25th & 26th Governor of the Bank of Korea
- In office 1 April 2014 – 31 March 2022
- Appointed by: Park Geun-hye
- Preceded by: Kim Choong-soo
- Succeeded by: Rhee Chang-yong

Personal details
- Born: 24 July 1952 (age 73) Jeongseon, Gangwon Province, South Korea
- Alma mater: Yonsei University (BA) Pennsylvania State University (MA)

Korean name
- Hangul: 이주열
- Hanja: 李柱烈
- RR: I Juyeol
- MR: I Chuyŏl

= Lee Ju-yeol =

South Korean economist (born 1952)

Lee Ju-yeol (born 24 July 1952) is a South Korean economist and technocrat who served as the 25th and 26th governor of the Bank of Korea, the South Korean central bank, from 2014 to 2022. He was re-nominated for the governorship by President Moon Jae-in and the nomination was confirmed by the National Assembly, thus renewing his governorship to March 2022 and becoming the first central bank Governor to be appointed for a second term throughout the history of the nation. He also serves as the Alternate Governor representing South Korea on the IMF Board.

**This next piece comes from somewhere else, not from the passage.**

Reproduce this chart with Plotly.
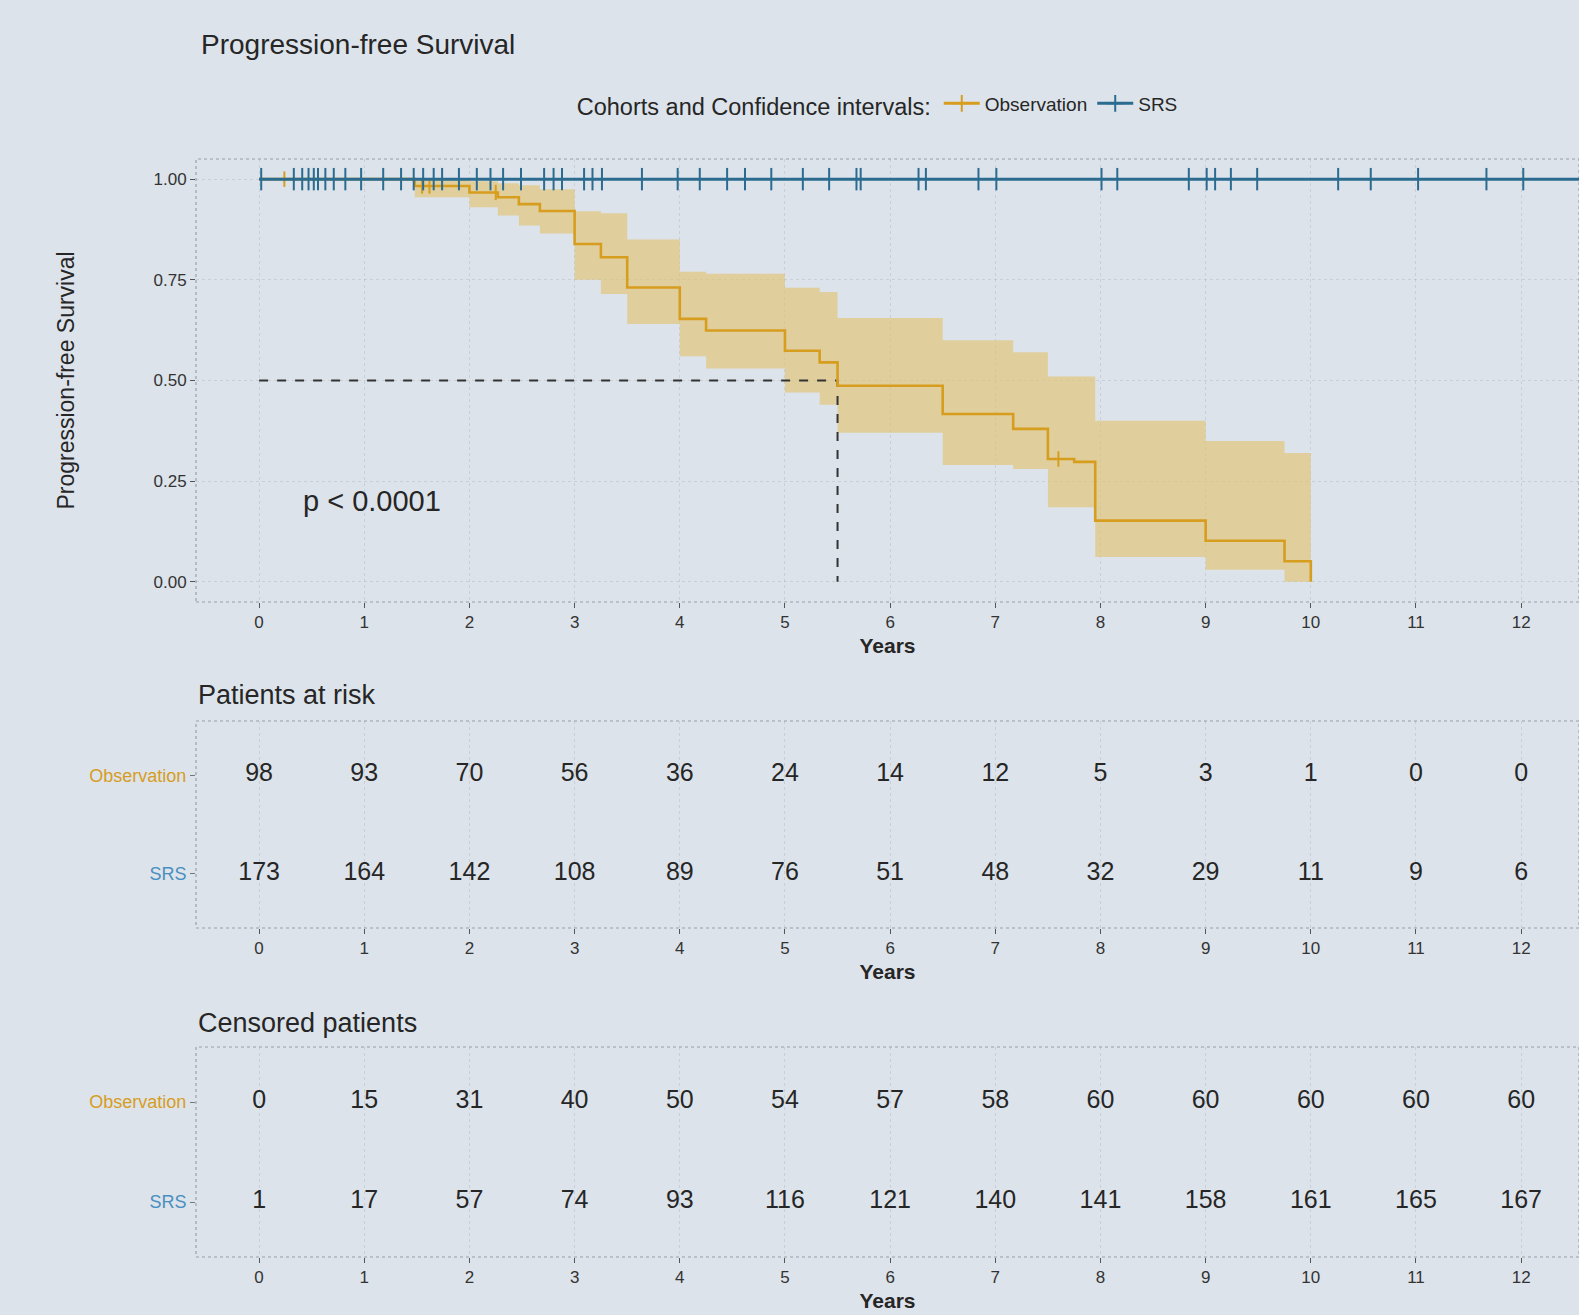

Lee received his BA in Business Management from Yonsei University in 1977 and MA in Economics from Pennsylvania State University in 1988. He first worked at the Bank of Korea in 1977 and served as Senior Deputy Governor from 2009 to 2012. After finishing his term as Governor of the Bank of Korea, he retired to work as an Economics professor at Yonsei University.

Lee is married and has a son and a daughter.